Today, the WWF of the ’80s is remembered as a kind of golden age, when the content was wholesome and the wrestlers were superheroes. But, at the time, longtime fans saw McMahon’s national march as a terrible disruption of the ecosystem. His brand of wrestling was campier and less believable than nearly anything that had preceded it, outraging fans who took the art form seriously. As one emblematic reader of The Wrestling Observer Newsletter put it in a 1984 letter to the editor, McMahon posed “a real threat to the stability of pro wrestling, which obviously was doing quite well until he decided to overrun the sport like Hannibal.”
Or, to put it another way: “McMahon Jr. is the modern-day Hitler of professional wrestling, and if you told him that to his face, he’d take you out and buy you the biggest steak you could eat,” said one of Vince Sr.’s favorite wrestlers, Buddy Rogers. “He thrives on the people around him hating his guts. He loves it.”
McMahon eventually succeeded in destroying the structures that had governed wrestling for decades. But there was one crucial aspect of the old system that he didn’t get rid of: the abuses. Indeed, the abuses are what he loves the most.

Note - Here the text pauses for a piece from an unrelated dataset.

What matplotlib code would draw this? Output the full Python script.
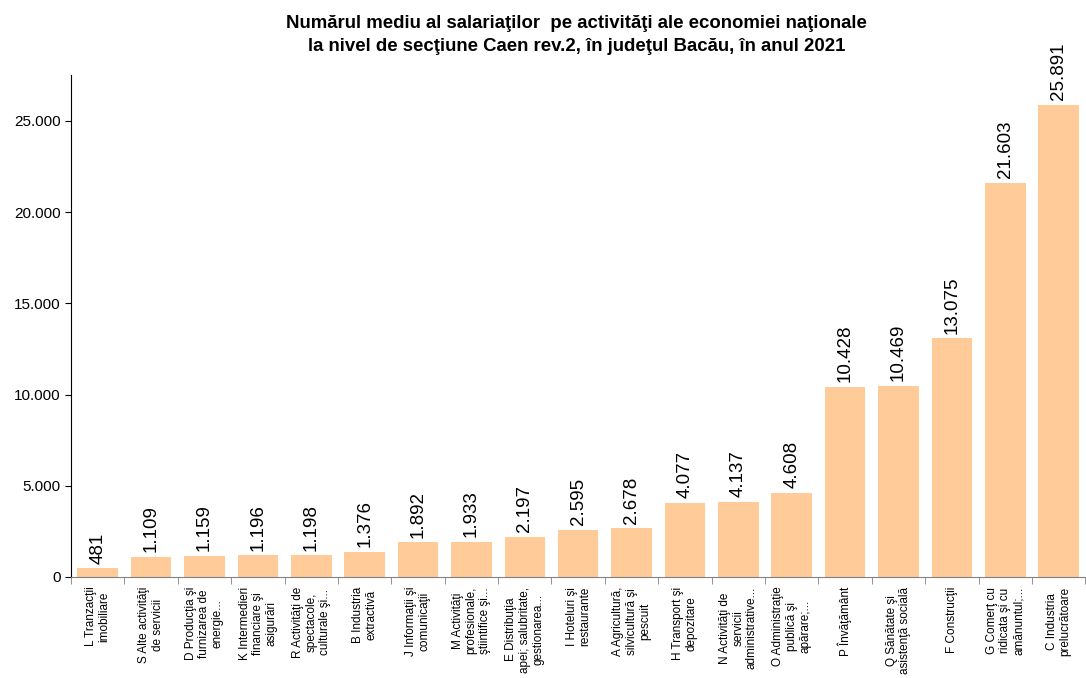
import matplotlib.pyplot as plt
import numpy as np

plt.rcParams['font.family'] = ['Liberation Sans', 'DejaVu Sans']

# Data
categories = [
    'L Tranzacţii\nimobiliare',
    'S Alte activităţi\nde servicii',
    'D Producţia şi\nfurnizarea de\nenergie...',
    'K Intermedieri\nfinanciare şi\nasigurări',
    'R Activităţi de\nspectacole,\nculturale şi...',
    'B Industria\nextractivă',
    'J Informaţii şi\ncomunicaţii',
    'M Activităţi\nprofesionale,\nştiintifice şi...',
    'E Distribuţia\napei; salubritate,\ngestionarea...',
    'I Hoteluri şi\nrestaurante',
    'A Agricultură,\nsilvicultură şi\npescuit',
    'H Transport şi\ndepozitare',
    'N Activităţi de\nservicii\nadministrative...',
    'O Administraţie\npublică şi\napărare;...',
    'P Învăţământ',
    'Q Sănătate şi\nasistenţă socială',
    'F Construcţii',
    'G Comerţ cu\nridicata şi cu\namănuntul;...',
    'C Industria\nprelucrătoare',
]
values = [481, 1109, 1159, 1196, 1198, 1376, 1892, 1933, 2197, 2595,
          2678, 4077, 4137, 4608, 10428, 10469, 13075, 21603, 25891]
yticks = [0, 5000, 10000, 15000, 20000, 25000]
ytick_labels = ['0', '5.000', '10.000', '15.000', '20.000', '25.000']

title = ('Numărul mediu al salariaţilor  pe activităţi ale economiei naţionale\n'
         'la nivel de secţiune Caen rev.2, în judeţul Bacău, în anul 2021')

fig = plt.figure(figsize=(10.86, 6.78), dpi=100)
ax = fig.add_axes([0.0654, 0.149, 0.934, 0.740])

x = np.arange(len(values))
ax.bar(x, values, width=0.76, color='#FFCC99', zorder=2)

# value labels
for xi, v in zip(x, values):
    ax.text(xi, v + 250, f'{v:,}'.replace(',', '.'), rotation=90,
            ha='center', va='bottom', fontsize=13.5, color='black')

ax.set_xlim(-0.5, len(values) - 0.5)
ax.set_ylim(0, 27500)
ax.set_yticks(yticks)
ax.set_yticklabels(ytick_labels, fontsize=11)

ax.set_xticks(x)
ax.set_xticklabels(categories, rotation=90, fontsize=8.5, ha='center',
                   va='top', multialignment='center', linespacing=1.15)
ax.tick_params(axis='x', which='major', length=0, pad=7)
ax.set_xticks(np.arange(-0.5, len(values), 1.0), minor=True)
ax.tick_params(axis='x', which='minor', length=5, color='#808080')
ax.tick_params(axis='y', length=4, color='black')

for s in ['top', 'right']:
    ax.spines[s].set_visible(False)
ax.spines['bottom'].set_color('#808080')
ax.spines['left'].set_color('black')

fig.text(0.531, 0.978, title, ha='center', va='top', fontsize=13.4,
         fontweight='bold', linespacing=1.45)

fig.savefig('out.png', dpi=100)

McMahon has made himself so singularly important for wrestling that few dare speak up against him. Even after a wave of credible accusations of sexual misconduct against McMahon this past summer forced him to step down as CEO and chairman, it was hard to find a single wrestler or industry hanger-on who would say they believed any of the victims. Even people from rival company All Elite Wrestling (far cooler than WWE, but also vastly smaller) didn’t make hay of those allegations, likely fearing that they might tick off McMahon and lose any future shot of working for him. There is no serious whistleblower contingent within wrestling.